Of course, the answer was yes. And Katie was no small part of that.

I had actually met Katie at a tennis lesson and we happened to get chatting. She mentioned that she worked at the Apple Store and I told her that I had been considering the purchase of a Mac—and that it would be my first. She was very, shall we say, enthusiastic. She told me that if I decided to “join the club” to come see her.

That began what can only be described as my “relationship” with Apple. I visited Katie in the Apple Store a few times before I decided to take the plunge. She never really tried to sell me anything. She was just there to answer any questions I had. Once I purchased my Mac, she was there to offer advice about what had worked for her and what she had heard from others, both good and bad. Through my conversations with Katie I discovered countless little accessories, applications, tools, and tricks that made my experience better each day. I came to look forward to my trips to the Apple Store–it was like I was visiting an old friend.

When Apple announced the launch of the Apple Stores in 2001, it was met with widespread skepticism. There was concern over the impact the stores would have on Apple’s existing retail channels, the fact that Apple had no experience in retail, and that the mere existence of retail stores would do nothing to improve Apple’s lagging market share. BusinessWeek even ran an article entitled “Sorry, Steve: Here’s Why Apple Stores Won’t Work” (May 2001).

These were all real concerns, based on solid business principles. But they missed the main point of the Apple Stores. It was not so much about creating a “retail channel” as it was about creating a deep, tangible relationship with Apple’s customers. Steve Jobs knew that if that relationship could be created, he would be able to grow the Apple brand and elevate it from its cult status, as a novelty adored by a faithful few, to a true powerhouse in consumer electronics. The rest, as they say, is history.

The enterprise IT service desk is now in a similar situation. There is an enormous amount of change underway in the industry and IT organizations need to establish deep, meaningful, and lasting relationships with their customers to survive and thrive. This has created a gap that must be filled and an opportunity for service desks to move beyond being mere support organizations to become the Apple Stores of enterprise IT organizations.

Ground Zero for the New IT

Apple realized that it needed to change the paradigm of computer retail sales if it was going to be able take the business to the next level. Similarly, IT organizations must form a new type of relationship with their customers if they expect to not only survive, but thrive in the new IT. Ground zero for this new relationship will be the service desk.
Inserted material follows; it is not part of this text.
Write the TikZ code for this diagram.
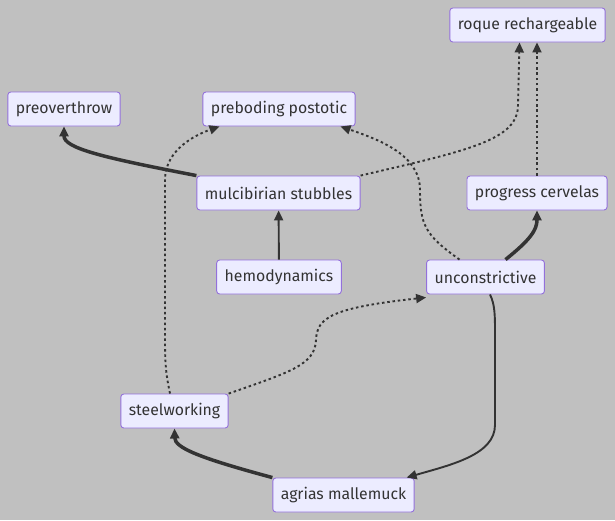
\documentclass[tikz,border=0pt]{standalone}
\usepackage{fontspec}
\setmainfont{Fira Sans}
\usepackage{xcolor}
\usepackage{tikz}
\usetikzlibrary{arrows.meta,positioning,calc}
\definecolor{bgray}{RGB}{192,192,192}
\definecolor{nfill}{RGB}{236,236,255}
\definecolor{nline}{RGB}{147,112,219}
\definecolor{ink}{RGB}{51,51,51}

\begin{document}
\begin{tikzpicture}[
    x=1pt, y=-1pt,
    font=\fontsize{15.8}{18}\selectfont, >={Triangle[length=10pt,width=9pt]},
    box/.style={draw=nline, fill=nfill, rounded corners=3pt, line width=0.9pt, text=ink, minimum height=34pt, inner xsep=8pt},
    link/.style={->, draw=ink, line width=1.9pt},
    thicklink/.style={link, line width=3.5pt},
    dotlink/.style={link, dash pattern=on 2.5pt off 2.8pt},
]
\useasboundingbox[fill=bgray] (0,0) rectangle (615,520);

\node[box] (roq) at (527.5,25)  {roque rechargeable};
\node[box] (pov) at (64,109)    {preoverthrow};
\node[box] (pbp) at (279,109)   {preboding postotic};
\node[box] (mul) at (278.5,193) {mulcibirian stubbles};
\node[box] (prc) at (537,193)   {progress cervelas};
\node[box] (hem) at (279,277)   {hemodynamics};
\node[box] (unc) at (485.5,277) {unconstrictive};
\node[box] (stw) at (174.5,411) {steelworking};
\node[box] (agr) at (343.5,495) {agrias mallemuck};

% solid links
\draw[thicklink] (mul.north west) .. controls (100,157) and (64,148) .. (pov.south);
\draw[link] (hem) -- (mul);
\draw[thicklink] ([xshift=20pt]unc.north) .. controls (530,240) and (537,230) .. (prc.south);
\draw[thicklink] (agr.north west) .. controls (200,458) and (175,448) .. (stw.south);
\draw[link] ([xshift=4.5pt]unc.south) .. controls (495,305) and (495,315) .. (495,335)
    -- (495,425) .. controls (495,455) and (450,465) .. ([xshift=-8pt]agr.north east);
% dotted links
\draw[dotlink] (mul.north east) .. controls (470,150) and (518,140) .. (518,105) -- ([xshift=-8pt]roq.south);
\draw[dotlink] (prc.north) -- (prc.north |- roq.south);
\draw[dotlink] ([xshift=-26pt]unc.north) .. controls (425,235) and (420,225) .. (420,190)
    .. controls (420,155) and (380,140) .. ([xshift=-15pt]pbp.south east);
\draw[dotlink] ([xshift=-4.5pt]stw.north) .. controls (165,370) and (165,360) .. (165,330)
    -- (165,180) .. controls (165,150) and (195,135) .. ([xshift=17pt]pbp.south west);
\draw[dotlink] (stw.north east) .. controls (290,372) and (315,365) .. (316,340)
    .. controls (317,318) and (330,308) .. ([yshift=-3pt]unc.south west);
\end{tikzpicture}
\end{document}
While the service desk has long been charged with being the single point of contact within IT organizations, this has been difficult to realize for most organizations. The service desk has continued to serve primarily in a support role, leaving most strategic interactions to other departments and divisions within the organization. This must change if IT is to create the deep, tangible relationships that will be required in the new IT. Only the service desk can establish the kind of ongoing, high-touch relationships that customers have come to expect. Much like Apple Stores became the physical manifestation of the relationship between Apple and its customers, the service desk must create that same sense of openness, accessibility, and advocacy. Doing so will reshape the relationship between IT and its customers.

From Support to Enablement

Becoming a strategic service desk that owns the relationship with IT’s customers will require some fundamental shifts in how the service desk operates. Primarily, it requires the service desk to evolve from being a support provider to a service enabler. While this will require a change to both process and approach, the greatest transformation will be in the way that service desk professionals view themselves.

As a service desk professional, you are trained to solve problems. You are trained to be there for your customers and to help them when their technology is not working as it should. In many cases, you may also take orders for new services in the form of service requests. These are important functions, and while they are the foundation of an effective service organization, they will not be enough in the new IT.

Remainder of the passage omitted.